Stupid Loans

Or as they are more commonly known, student loans.

Being a student of less-than-wealthy economic status (read: Broke-Ass, as my best friend would say) I am waiting for the wonderful news that my student loan has been processed. In fact, my cheque book is lying awaking nights dreaming of it while slowly bleeding to death in the day. It’s sad to watch the tiny little drops of black ink blood falling slowly from the cheque book, staining my debit card. You can almost hear it playing the blues…

Anyway, I sent in the application in late December. The week before school started, I got a nice little letter from the lender telling me one of the corrections I made had invalidated the loan and I would need to start over. Fine, I’ll agree with that being mostly my fault. Common sense would dictate that one cannot use white-out on a loan application. HOWEVER, as Ms. Nice told me, I should have read the detailed corrections policy they sent with the loan papers. I checked the packet twice– no corrections policy at all. Mind you, I do know every specific law relevant to student loans in every state of this country. The five pages (I’m not kidding) of additional legal notes made those quite clear. I was nice, though, having worked on the other end of a phone at a call centre, and did not mention this to Ms. Nice.

The private loan officer at my school really is nice. She has done everything she possibly can to expedite this process and is always very helpful. She will probably be fired soon, as she will not fit in with the others in administration. Yesterday I told her she was going to get very accustomed to my presence in her office. She gave me the original copies of the loan papers, which she had faxed in on 8 Feb. and told me I should check with student loan accounting, as the funds would likely be in. Imagine my surprise when the folks in accounting looked at me like I’d grown a few extra appendages and asked when I had applied for a loan in the first place. Ready to attack the next person remotely related to school finances, I simply left campus, muttering all the way through my 35 mile drive home.
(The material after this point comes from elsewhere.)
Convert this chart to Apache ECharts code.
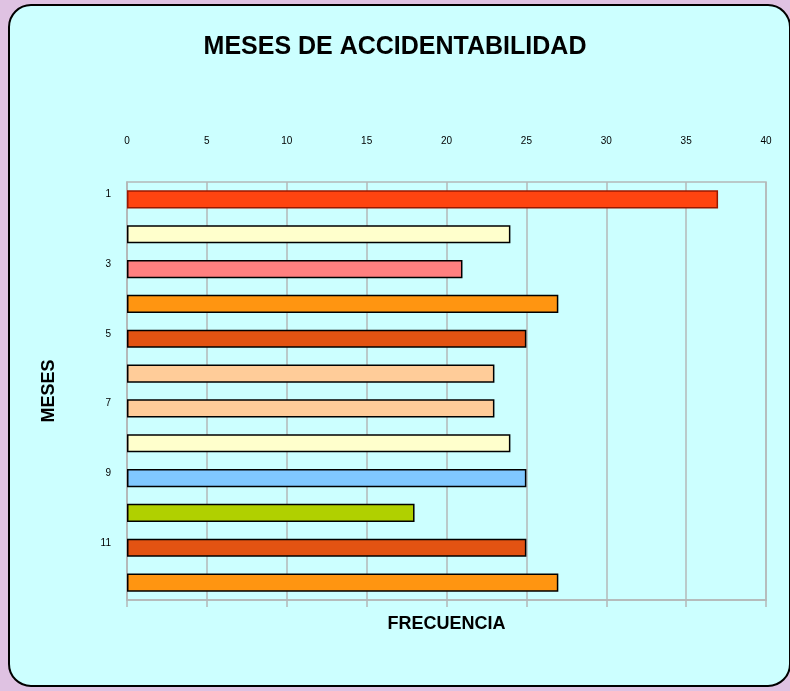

Today, never being one to be satisfied with only minor torture, I phoned up the lender once again. This time Ms. Nice and Helpful answered. Ok, she did *attempt* to be helpful. She’s just apparently not used to…umm… we’ll say *persistent* callers such as myself. She said the loan was in processing and that they still needed copies of my ID. I told her to check pages four and five of the application, where my ID should be listed and a lovely picture copied. Oh, she says, they are there. Good thing I called. Just think of the trouble she would have had finding pages four and five of the next few thousand applications that came in if I hadn’t pointed out the location to her.

After putting me on hold so she could email someone to say my ID was there, she explained that I needed school certification and asked if there was anything else she could do to help. Wrong question. I guess I hadn’t gone far enough into the application– the certification was far away from pages four and five, nestled quietly on page three. This completely floored the dear lady. And she couldn’t find it. Managing not to scream at her, I began actually reading the page to her until she magically found it.

We were sharing mutual frustration at this point, and she told me in a Nice and Helpful tone that I hadn’t saved myself any time getting that school certification form filled out. They needed official documentation. Whoo…*official*… I pointed out to her that the page actually said school certification and was signed by the director of financial aid at my school. Yes, she said, but it still wasn’t official. At this point I had had it with her and the whole process. I explained to her that I was sorry to have wasted everyone’s time with the silly little unofficial form, but that it did come with THEIR application with instructions to fill it out, get it signed by a school rep, and fax it in with the application. I must be hallucinating again.

Oh, she says nicely, that explains it. The applications have been revised and that form is no longer valid. Seemed to make her happy at least. I was still a bit caught up in it. Still, we ended the call with her wishing me a great day and me being reserved enough not to wish her anything. Her dentist will probably send me a thank you note. I’m sure all of that grinding of the teeth couldn’t have helped Ms. Nice and Helpful’s dental health.

Good thing I have that high paying job. Oh wait, being a student doesn’t actually pay well. I guess that’s what I get for thinking the student loan company would be able to understand and process their own loan forms. They must have got their business and finance degrees from the university I’m currently attending.